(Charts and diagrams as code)
-=-=-=-=-
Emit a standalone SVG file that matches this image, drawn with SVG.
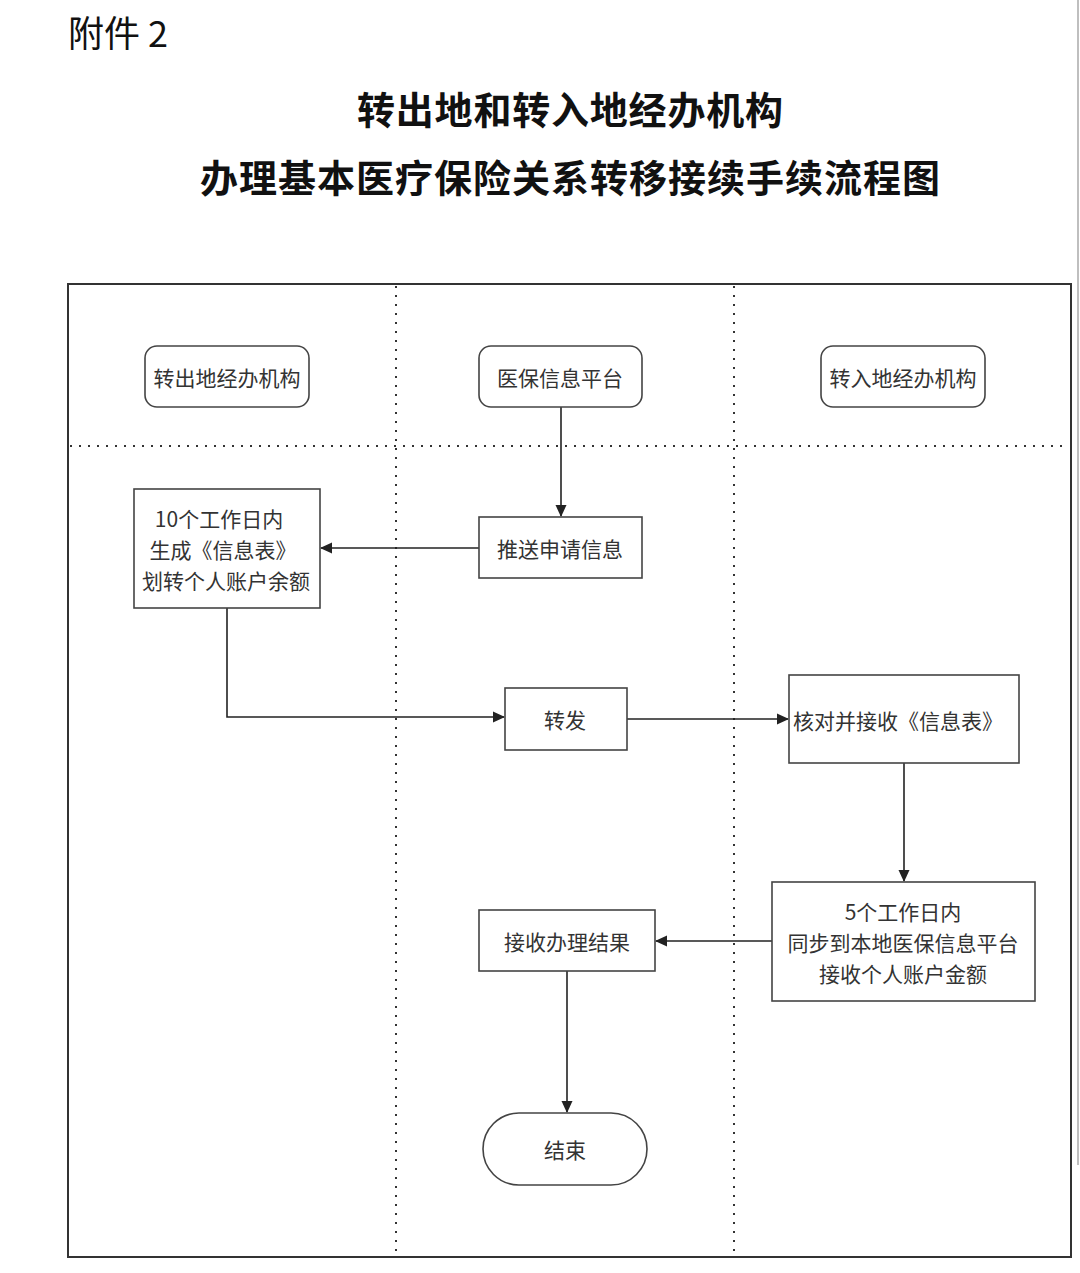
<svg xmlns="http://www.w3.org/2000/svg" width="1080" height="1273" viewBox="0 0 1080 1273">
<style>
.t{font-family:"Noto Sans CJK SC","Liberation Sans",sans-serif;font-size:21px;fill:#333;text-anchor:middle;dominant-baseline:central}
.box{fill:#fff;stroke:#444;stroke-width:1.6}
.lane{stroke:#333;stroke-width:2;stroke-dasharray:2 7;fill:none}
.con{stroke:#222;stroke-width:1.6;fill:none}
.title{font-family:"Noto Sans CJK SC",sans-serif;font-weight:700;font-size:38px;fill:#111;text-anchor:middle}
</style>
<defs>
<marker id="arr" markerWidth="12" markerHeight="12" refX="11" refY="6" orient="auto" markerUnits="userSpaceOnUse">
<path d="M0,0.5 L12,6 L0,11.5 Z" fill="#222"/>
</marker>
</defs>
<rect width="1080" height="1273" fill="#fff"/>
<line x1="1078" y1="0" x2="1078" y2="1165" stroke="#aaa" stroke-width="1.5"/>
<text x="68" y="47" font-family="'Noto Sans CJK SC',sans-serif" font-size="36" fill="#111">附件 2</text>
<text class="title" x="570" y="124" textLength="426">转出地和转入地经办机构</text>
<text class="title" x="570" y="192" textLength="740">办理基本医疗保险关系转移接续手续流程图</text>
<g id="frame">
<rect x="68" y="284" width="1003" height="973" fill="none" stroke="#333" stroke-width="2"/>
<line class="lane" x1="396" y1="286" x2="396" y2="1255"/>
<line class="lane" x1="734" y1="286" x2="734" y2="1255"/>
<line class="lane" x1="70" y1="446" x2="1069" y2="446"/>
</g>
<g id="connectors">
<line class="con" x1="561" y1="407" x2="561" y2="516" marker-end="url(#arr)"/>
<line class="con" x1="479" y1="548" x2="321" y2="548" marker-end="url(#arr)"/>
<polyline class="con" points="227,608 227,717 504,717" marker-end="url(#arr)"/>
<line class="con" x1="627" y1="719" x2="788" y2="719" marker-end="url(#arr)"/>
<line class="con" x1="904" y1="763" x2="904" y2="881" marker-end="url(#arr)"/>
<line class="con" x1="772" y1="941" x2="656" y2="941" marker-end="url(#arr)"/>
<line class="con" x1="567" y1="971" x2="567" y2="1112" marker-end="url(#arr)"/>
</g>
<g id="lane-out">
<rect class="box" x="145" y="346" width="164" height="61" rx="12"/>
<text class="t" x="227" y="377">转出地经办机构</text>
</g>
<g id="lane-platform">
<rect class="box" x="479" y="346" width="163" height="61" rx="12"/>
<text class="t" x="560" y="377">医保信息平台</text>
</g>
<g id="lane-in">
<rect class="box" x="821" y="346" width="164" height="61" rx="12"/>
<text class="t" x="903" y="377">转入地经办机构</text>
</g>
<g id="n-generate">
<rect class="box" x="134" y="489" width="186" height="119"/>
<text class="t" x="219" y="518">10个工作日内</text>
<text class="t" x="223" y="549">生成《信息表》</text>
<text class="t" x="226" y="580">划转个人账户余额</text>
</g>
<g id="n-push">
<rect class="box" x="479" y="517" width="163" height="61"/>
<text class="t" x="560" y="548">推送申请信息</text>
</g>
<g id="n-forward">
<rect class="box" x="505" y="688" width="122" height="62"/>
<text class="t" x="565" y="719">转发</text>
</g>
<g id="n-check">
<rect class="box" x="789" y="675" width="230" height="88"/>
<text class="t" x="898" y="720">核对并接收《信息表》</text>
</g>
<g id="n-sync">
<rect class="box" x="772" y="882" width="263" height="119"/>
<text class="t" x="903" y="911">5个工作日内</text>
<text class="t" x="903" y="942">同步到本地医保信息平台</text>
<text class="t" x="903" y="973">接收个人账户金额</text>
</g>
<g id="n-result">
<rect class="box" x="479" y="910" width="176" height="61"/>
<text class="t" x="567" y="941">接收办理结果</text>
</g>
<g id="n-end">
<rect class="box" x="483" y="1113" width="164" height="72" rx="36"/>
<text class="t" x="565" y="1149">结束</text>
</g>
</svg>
-=-=-=-=-
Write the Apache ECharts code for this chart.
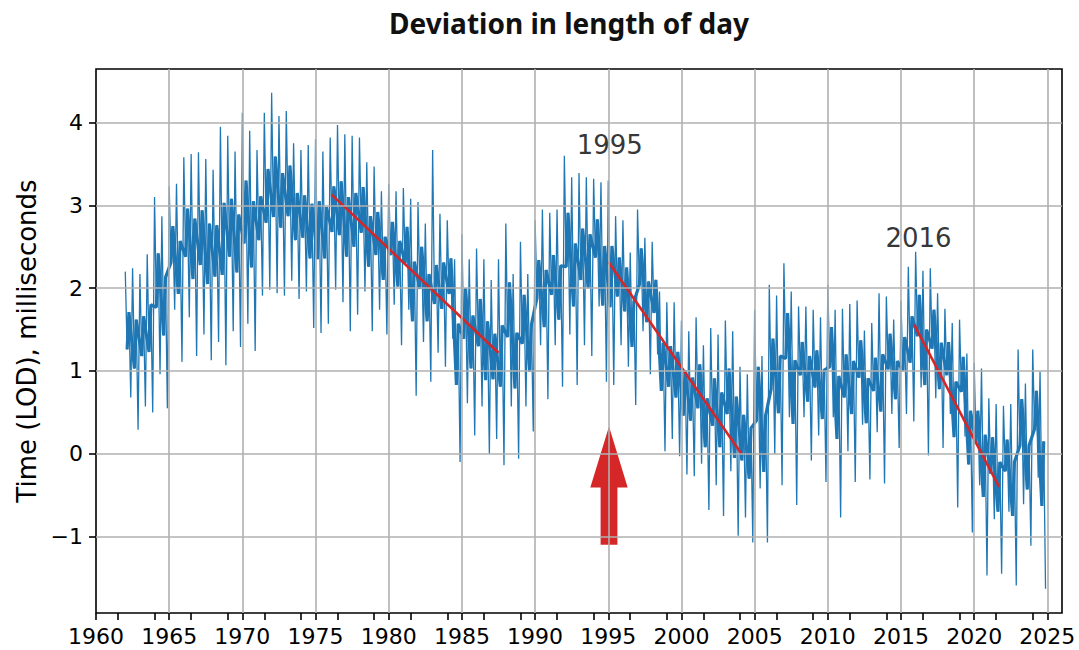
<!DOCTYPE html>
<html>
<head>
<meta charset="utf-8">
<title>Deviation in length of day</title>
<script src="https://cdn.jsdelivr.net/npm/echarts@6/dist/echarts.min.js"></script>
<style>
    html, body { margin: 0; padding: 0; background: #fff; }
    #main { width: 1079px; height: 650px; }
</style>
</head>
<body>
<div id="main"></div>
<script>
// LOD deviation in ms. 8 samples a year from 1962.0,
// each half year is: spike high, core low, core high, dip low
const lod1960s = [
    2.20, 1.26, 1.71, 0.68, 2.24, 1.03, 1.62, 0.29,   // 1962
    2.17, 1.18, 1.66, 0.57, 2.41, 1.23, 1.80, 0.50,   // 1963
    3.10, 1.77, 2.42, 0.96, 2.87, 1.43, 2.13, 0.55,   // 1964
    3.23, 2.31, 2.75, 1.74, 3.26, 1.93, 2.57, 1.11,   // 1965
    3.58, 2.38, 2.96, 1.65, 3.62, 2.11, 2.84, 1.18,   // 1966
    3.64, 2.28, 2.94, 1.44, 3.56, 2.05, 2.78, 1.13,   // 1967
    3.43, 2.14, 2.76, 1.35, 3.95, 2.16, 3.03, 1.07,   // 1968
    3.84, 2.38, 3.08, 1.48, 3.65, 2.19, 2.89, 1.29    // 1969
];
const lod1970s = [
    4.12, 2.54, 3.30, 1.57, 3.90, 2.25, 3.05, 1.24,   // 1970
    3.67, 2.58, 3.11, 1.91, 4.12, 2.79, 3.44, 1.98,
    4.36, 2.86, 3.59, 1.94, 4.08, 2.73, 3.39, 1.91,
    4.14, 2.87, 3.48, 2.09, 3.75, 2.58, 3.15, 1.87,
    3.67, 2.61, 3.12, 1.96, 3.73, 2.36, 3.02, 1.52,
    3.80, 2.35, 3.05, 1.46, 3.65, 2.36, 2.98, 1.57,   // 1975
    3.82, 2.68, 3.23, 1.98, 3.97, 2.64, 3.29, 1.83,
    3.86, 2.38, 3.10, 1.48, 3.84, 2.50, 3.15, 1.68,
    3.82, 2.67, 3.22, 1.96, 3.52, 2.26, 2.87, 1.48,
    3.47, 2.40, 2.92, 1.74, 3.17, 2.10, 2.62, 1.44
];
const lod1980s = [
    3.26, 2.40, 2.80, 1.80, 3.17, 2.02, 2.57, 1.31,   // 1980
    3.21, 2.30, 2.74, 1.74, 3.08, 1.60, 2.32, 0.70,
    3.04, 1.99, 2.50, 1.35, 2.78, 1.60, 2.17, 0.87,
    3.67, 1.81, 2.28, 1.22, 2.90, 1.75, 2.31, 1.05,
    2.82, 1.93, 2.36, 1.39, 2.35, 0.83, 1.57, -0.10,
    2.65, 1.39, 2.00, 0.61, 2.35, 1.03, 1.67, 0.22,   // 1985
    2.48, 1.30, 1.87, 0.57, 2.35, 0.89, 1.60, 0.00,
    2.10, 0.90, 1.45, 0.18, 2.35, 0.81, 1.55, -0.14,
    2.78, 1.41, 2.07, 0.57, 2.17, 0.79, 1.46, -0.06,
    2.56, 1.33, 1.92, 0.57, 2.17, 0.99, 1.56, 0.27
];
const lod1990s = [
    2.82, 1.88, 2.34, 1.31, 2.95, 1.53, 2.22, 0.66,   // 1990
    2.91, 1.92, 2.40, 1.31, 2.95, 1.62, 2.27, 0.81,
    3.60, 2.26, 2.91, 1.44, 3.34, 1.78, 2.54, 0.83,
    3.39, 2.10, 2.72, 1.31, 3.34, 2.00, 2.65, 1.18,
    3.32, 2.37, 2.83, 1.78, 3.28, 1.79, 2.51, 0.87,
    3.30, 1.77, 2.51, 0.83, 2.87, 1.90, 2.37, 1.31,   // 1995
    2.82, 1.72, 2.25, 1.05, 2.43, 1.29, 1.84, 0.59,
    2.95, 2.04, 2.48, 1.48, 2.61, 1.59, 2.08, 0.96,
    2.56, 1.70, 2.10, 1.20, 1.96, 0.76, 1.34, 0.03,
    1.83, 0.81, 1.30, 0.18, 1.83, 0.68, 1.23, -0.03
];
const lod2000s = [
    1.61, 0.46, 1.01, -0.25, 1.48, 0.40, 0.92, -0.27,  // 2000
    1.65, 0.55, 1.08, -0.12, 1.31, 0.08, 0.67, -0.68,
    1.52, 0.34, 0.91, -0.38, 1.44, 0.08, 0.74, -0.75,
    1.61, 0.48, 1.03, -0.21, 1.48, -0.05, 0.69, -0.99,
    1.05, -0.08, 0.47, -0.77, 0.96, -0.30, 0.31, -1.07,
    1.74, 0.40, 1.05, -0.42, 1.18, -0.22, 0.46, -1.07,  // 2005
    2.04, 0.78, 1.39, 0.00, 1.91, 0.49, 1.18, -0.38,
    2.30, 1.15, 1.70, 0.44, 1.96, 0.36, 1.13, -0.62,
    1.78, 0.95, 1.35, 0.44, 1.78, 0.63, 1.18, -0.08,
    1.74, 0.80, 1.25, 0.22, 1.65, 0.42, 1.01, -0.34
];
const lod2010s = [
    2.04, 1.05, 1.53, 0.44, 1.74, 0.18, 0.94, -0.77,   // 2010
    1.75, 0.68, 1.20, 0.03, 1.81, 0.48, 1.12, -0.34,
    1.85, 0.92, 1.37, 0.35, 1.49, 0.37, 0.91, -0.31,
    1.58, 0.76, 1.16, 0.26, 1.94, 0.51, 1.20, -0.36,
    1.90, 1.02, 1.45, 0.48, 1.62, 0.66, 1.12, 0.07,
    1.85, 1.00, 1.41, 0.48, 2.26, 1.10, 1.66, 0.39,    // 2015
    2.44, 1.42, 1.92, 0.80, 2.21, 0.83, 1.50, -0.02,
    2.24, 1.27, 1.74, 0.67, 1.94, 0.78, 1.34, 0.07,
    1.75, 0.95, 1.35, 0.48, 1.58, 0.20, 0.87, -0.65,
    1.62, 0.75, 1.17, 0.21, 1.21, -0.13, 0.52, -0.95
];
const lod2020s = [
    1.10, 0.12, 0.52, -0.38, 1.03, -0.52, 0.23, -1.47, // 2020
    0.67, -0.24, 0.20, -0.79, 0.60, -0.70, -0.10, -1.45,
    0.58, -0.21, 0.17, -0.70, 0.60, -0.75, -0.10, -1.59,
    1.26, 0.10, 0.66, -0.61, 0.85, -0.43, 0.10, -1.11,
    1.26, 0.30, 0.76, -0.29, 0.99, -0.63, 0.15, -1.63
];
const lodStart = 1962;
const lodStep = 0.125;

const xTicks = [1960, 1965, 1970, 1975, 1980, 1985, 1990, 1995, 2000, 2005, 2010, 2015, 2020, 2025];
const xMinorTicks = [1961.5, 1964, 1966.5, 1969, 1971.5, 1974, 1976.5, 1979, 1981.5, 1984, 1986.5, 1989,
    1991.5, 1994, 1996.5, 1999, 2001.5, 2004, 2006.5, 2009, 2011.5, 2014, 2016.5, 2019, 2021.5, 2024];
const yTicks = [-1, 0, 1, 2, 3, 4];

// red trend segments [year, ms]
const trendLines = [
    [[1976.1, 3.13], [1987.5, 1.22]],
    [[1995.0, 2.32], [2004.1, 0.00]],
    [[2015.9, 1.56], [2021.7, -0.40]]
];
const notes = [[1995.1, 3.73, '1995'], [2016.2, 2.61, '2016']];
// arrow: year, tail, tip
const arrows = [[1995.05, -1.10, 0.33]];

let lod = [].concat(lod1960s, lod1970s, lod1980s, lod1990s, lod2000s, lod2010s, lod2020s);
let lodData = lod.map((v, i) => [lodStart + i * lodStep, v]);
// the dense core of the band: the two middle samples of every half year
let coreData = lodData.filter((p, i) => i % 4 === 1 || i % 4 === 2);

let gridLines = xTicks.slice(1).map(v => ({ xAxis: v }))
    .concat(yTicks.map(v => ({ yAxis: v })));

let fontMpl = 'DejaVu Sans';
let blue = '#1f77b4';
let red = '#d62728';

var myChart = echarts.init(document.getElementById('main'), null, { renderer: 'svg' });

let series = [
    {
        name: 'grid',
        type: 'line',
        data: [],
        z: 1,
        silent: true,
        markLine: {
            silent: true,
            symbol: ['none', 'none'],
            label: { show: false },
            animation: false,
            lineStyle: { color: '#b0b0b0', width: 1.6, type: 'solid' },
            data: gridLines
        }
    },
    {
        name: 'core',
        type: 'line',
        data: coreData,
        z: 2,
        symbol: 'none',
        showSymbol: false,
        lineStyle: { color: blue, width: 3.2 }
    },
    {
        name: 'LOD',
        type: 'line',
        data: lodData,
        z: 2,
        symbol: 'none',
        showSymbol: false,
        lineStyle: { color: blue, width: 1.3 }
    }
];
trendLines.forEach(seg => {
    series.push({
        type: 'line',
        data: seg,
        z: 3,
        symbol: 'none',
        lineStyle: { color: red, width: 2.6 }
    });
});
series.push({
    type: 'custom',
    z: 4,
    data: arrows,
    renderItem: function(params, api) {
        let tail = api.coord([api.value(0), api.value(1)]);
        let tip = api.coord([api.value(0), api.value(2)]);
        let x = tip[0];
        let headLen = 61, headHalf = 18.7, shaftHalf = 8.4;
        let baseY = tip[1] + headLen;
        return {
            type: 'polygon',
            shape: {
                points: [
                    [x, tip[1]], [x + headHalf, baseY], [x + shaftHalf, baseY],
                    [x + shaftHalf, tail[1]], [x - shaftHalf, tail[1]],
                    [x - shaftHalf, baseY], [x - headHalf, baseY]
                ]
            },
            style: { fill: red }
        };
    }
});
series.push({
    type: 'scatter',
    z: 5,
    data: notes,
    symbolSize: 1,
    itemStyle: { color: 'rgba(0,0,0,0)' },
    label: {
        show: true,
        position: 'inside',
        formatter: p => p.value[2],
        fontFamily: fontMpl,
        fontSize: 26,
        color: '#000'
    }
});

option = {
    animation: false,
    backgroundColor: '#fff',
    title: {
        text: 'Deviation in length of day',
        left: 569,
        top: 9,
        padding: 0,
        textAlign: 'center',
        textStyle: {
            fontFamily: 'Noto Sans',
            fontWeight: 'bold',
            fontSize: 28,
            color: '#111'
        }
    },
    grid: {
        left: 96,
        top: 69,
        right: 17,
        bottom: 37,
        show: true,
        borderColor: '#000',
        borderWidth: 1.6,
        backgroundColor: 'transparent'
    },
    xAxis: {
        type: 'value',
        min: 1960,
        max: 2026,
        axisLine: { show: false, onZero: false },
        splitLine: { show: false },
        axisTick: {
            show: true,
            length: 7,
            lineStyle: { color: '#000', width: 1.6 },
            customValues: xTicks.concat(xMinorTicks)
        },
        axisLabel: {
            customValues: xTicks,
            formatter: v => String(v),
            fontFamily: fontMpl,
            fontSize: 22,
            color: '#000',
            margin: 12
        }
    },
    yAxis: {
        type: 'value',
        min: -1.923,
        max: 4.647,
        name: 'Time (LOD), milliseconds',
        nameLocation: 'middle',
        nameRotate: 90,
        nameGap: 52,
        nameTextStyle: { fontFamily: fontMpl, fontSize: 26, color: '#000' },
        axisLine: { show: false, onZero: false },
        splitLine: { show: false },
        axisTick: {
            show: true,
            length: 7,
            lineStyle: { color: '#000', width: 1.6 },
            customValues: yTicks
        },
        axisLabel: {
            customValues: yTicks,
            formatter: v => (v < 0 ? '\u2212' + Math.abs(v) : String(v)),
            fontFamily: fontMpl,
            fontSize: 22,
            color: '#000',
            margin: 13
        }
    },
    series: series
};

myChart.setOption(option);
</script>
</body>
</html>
-=-=-=-=-
## AIM
Take every line from the data above that holds "this" and copy it out.

## RESULT BELOW
Emit a standalone SVG file that matches this image, drawn with SVG.
Write the Apache ECharts code for this chart.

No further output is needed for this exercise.